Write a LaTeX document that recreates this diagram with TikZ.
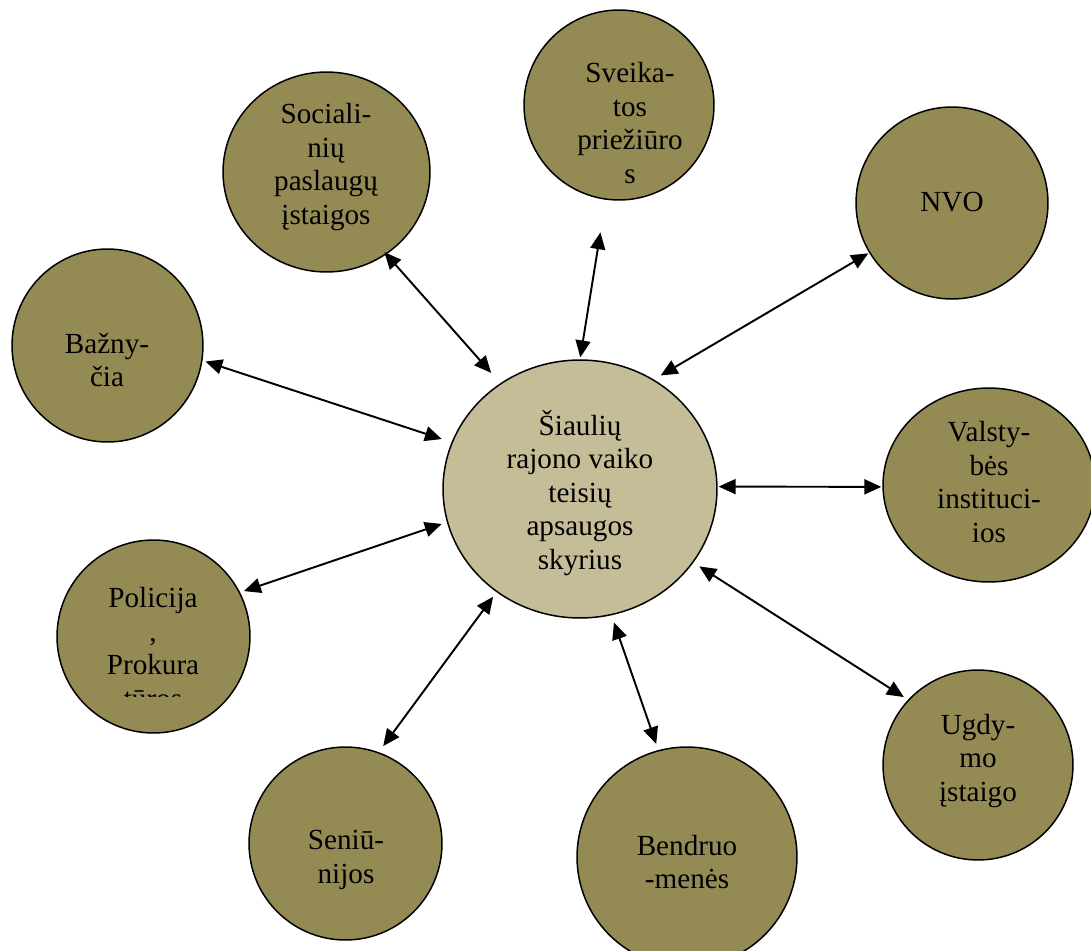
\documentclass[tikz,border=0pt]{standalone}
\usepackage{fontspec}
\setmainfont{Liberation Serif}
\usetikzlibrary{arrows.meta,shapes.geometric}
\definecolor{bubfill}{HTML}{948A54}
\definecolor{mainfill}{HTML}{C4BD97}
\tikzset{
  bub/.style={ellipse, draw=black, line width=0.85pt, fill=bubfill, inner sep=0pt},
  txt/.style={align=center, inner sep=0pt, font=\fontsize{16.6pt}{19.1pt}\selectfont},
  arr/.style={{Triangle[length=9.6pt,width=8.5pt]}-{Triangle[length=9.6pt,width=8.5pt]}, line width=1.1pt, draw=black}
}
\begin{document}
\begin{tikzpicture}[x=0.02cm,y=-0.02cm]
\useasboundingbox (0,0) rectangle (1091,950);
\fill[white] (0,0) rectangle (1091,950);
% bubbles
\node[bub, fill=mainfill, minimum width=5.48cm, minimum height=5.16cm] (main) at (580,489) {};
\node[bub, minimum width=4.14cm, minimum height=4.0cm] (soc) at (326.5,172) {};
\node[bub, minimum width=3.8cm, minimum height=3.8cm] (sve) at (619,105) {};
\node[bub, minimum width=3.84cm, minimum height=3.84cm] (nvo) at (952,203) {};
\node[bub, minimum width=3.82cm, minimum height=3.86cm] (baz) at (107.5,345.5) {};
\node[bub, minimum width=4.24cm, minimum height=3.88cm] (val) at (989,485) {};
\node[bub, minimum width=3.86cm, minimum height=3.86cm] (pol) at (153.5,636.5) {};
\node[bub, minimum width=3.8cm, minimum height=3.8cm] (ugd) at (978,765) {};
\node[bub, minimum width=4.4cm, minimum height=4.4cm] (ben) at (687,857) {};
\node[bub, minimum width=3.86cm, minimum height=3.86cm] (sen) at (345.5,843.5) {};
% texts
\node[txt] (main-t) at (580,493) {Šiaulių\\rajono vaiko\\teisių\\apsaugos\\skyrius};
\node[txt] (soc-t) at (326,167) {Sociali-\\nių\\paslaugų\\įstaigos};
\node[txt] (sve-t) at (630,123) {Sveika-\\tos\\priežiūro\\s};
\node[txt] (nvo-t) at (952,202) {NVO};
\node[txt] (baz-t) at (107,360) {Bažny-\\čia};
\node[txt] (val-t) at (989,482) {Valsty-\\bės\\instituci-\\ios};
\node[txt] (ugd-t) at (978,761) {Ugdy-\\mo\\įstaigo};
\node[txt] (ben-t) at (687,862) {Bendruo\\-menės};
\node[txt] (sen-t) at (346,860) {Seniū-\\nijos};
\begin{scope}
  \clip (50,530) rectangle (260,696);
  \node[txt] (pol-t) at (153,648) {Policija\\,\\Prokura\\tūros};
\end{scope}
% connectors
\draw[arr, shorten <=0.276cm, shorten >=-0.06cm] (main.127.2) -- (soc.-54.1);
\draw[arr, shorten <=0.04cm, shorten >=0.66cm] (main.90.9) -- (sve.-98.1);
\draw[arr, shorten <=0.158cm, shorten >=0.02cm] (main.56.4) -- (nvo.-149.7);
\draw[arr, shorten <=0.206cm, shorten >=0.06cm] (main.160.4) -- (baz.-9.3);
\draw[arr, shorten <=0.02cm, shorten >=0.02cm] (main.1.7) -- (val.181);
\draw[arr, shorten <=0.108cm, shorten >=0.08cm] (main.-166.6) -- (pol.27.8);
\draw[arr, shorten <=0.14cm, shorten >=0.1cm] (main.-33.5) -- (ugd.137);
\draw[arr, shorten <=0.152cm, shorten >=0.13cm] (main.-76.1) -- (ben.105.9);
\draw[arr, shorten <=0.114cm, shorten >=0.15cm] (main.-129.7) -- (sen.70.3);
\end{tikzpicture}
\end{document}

========

- _TO DO_
Repeat the data exactly, excluding the pictures.

- _WRITTEN ANSWER_
Write a LaTeX document that recreates this diagram with TikZ.
\documentclass[tikz,border=0pt]{standalone}
\usepackage{fontspec}
\setmainfont{Liberation Serif}
\usetikzlibrary{arrows.meta,shapes.geometric}
\definecolor{bubfill}{HTML}{948A54}
\definecolor{mainfill}{HTML}{C4BD97}
\tikzset{
  bub/.style={ellipse, draw=black, line width=0.85pt, fill=bubfill, inner sep=0pt},
  txt/.style={align=center, inner sep=0pt, font=\fontsize{16.6pt}{19.1pt}\selectfont},
  arr/.style={{Triangle[length=9.6pt,width=8.5pt]}-{Triangle[length=9.6pt,width=8.5pt]}, line width=1.1pt, draw=black}
}
\begin{document}
\begin{tikzpicture}[x=0.02cm,y=-0.02cm]
\useasboundingbox (0,0) rectangle (1091,950);
\fill[white] (0,0) rectangle (1091,950);
% bubbles
\node[bub, fill=mainfill, minimum width=5.48cm, minimum height=5.16cm] (main) at (580,489) {};
\node[bub, minimum width=4.14cm, minimum height=4.0cm] (soc) at (326.5,172) {};
\node[bub, minimum width=3.8cm, minimum height=3.8cm] (sve) at (619,105) {};
\node[bub, minimum width=3.84cm, minimum height=3.84cm] (nvo) at (952,203) {};
\node[bub, minimum width=3.82cm, minimum height=3.86cm] (baz) at (107.5,345.5) {};
\node[bub, minimum width=4.24cm, minimum height=3.88cm] (val) at (989,485) {};
\node[bub, minimum width=3.86cm, minimum height=3.86cm] (pol) at (153.5,636.5) {};
\node[bub, minimum width=3.8cm, minimum height=3.8cm] (ugd) at (978,765) {};
\node[bub, minimum width=4.4cm, minimum height=4.4cm] (ben) at (687,857) {};
\node[bub, minimum width=3.86cm, minimum height=3.86cm] (sen) at (345.5,843.5) {};
% texts
\node[txt] (main-t) at (580,493) {Šiaulių\\rajono vaiko\\teisių\\apsaugos\\skyrius};
\node[txt] (soc-t) at (326,167) {Sociali-\\nių\\paslaugų\\įstaigos};
\node[txt] (sve-t) at (630,123) {Sveika-\\tos\\priežiūro\\s};
\node[txt] (nvo-t) at (952,202) {NVO};
\node[txt] (baz-t) at (107,360) {Bažny-\\čia};
\node[txt] (val-t) at (989,482) {Valsty-\\bės\\instituci-\\ios};
\node[txt] (ugd-t) at (978,761) {Ugdy-\\mo\\įstaigo};
\node[txt] (ben-t) at (687,862) {Bendruo\\-menės};
\node[txt] (sen-t) at (346,860) {Seniū-\\nijos};
\begin{scope}
  \clip (50,530) rectangle (260,696);
  \node[txt] (pol-t) at (153,648) {Policija\\,\\Prokura\\tūros};
\end{scope}
% connectors
\draw[arr, shorten <=0.276cm, shorten >=-0.06cm] (main.127.2) -- (soc.-54.1);
\draw[arr, shorten <=0.04cm, shorten >=0.66cm] (main.90.9) -- (sve.-98.1);
\draw[arr, shorten <=0.158cm, shorten >=0.02cm] (main.56.4) -- (nvo.-149.7);
\draw[arr, shorten <=0.206cm, shorten >=0.06cm] (main.160.4) -- (baz.-9.3);
\draw[arr, shorten <=0.02cm, shorten >=0.02cm] (main.1.7) -- (val.181);
\draw[arr, shorten <=0.108cm, shorten >=0.08cm] (main.-166.6) -- (pol.27.8);
\draw[arr, shorten <=0.14cm, shorten >=0.1cm] (main.-33.5) -- (ugd.137);
\draw[arr, shorten <=0.152cm, shorten >=0.13cm] (main.-76.1) -- (ben.105.9);
\draw[arr, shorten <=0.114cm, shorten >=0.15cm] (main.-129.7) -- (sen.70.3);
\end{tikzpicture}
\end{document}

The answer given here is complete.